Direction: Without the pictures, set down every line of the data exactly.

Raw data:

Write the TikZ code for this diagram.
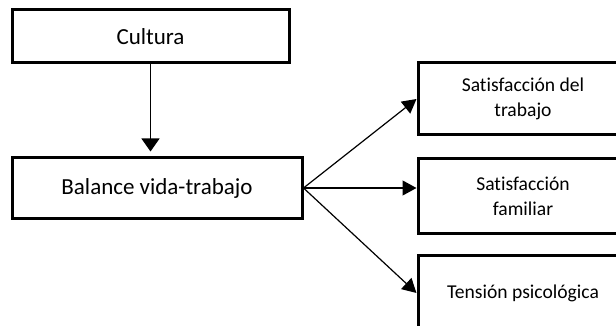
\documentclass[tikz,border=0pt]{standalone}
\usepackage{fontspec}
\setmainfont[Ligatures=NoCommon]{Carlito}
\usepackage{tikz}
\usetikzlibrary{arrows.meta,positioning}

\begin{document}
\begin{tikzpicture}[x=0.5pt,y=-0.5pt,font=\fontsize{11.5}{13}\selectfont,
    mainbox/.style={draw,line width=1.5pt,fill=white,inner sep=0pt},
    outbox/.style={mainbox,minimum width=105pt,align=center,font=\fontsize{9.8}{12.5}\selectfont},
    link/.style={-{Triangle[length=7pt,width=7.5pt]},line width=0.6pt}]
    \useasboundingbox (0,0) rectangle (616,326);
    \clip (0,0) rectangle (616,326);
    \node[mainbox,minimum width=138.5pt,minimum height=26.5pt] (cul) at (150.5,36.5) {Cultura};
    \node[mainbox,minimum width=145pt,minimum height=30pt] (bal) at (157,188) {Balance vida-trabajo};
    \node[outbox,minimum height=36pt] (sat1) at (523,99) {Satisfacción del\\trabajo};
    \node[outbox,minimum height=37pt] (sat2) at (523,196) {Satisfacción\\familiar};
    \node[outbox,minimum height=38pt] (ten) at (523,293) {Tensión psicológica};
    % arrows
    \draw[link,-{Triangle[length=6.5pt,width=9pt]},shorten >=2.5pt] (cul.south) -- (cul.south |- bal.north);
    \draw[link] (bal.east) -- (sat1.west);
    \draw[link] (bal.east) -- (bal.east -| sat2.west);
    \draw[link] (bal.east) -- (ten.west);
  \end{tikzpicture}
\end{document}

Solution to this problem:
Write the TikZ code for this diagram.
\documentclass[tikz,border=0pt]{standalone}
\usepackage{fontspec}
\setmainfont[Ligatures=NoCommon]{Carlito}
\usepackage{tikz}
\usetikzlibrary{arrows.meta,positioning}

\begin{document}
\begin{tikzpicture}[x=0.5pt,y=-0.5pt,font=\fontsize{11.5}{13}\selectfont,
    mainbox/.style={draw,line width=1.5pt,fill=white,inner sep=0pt},
    outbox/.style={mainbox,minimum width=105pt,align=center,font=\fontsize{9.8}{12.5}\selectfont},
    link/.style={-{Triangle[length=7pt,width=7.5pt]},line width=0.6pt}]
    \useasboundingbox (0,0) rectangle (616,326);
    \clip (0,0) rectangle (616,326);
    \node[mainbox,minimum width=138.5pt,minimum height=26.5pt] (cul) at (150.5,36.5) {Cultura};
    \node[mainbox,minimum width=145pt,minimum height=30pt] (bal) at (157,188) {Balance vida-trabajo};
    \node[outbox,minimum height=36pt] (sat1) at (523,99) {Satisfacción del\\trabajo};
    \node[outbox,minimum height=37pt] (sat2) at (523,196) {Satisfacción\\familiar};
    \node[outbox,minimum height=38pt] (ten) at (523,293) {Tensión psicológica};
    % arrows
    \draw[link,-{Triangle[length=6.5pt,width=9pt]},shorten >=2.5pt] (cul.south) -- (cul.south |- bal.north);
    \draw[link] (bal.east) -- (sat1.west);
    \draw[link] (bal.east) -- (bal.east -| sat2.west);
    \draw[link] (bal.east) -- (ten.west);
  \end{tikzpicture}
\end{document}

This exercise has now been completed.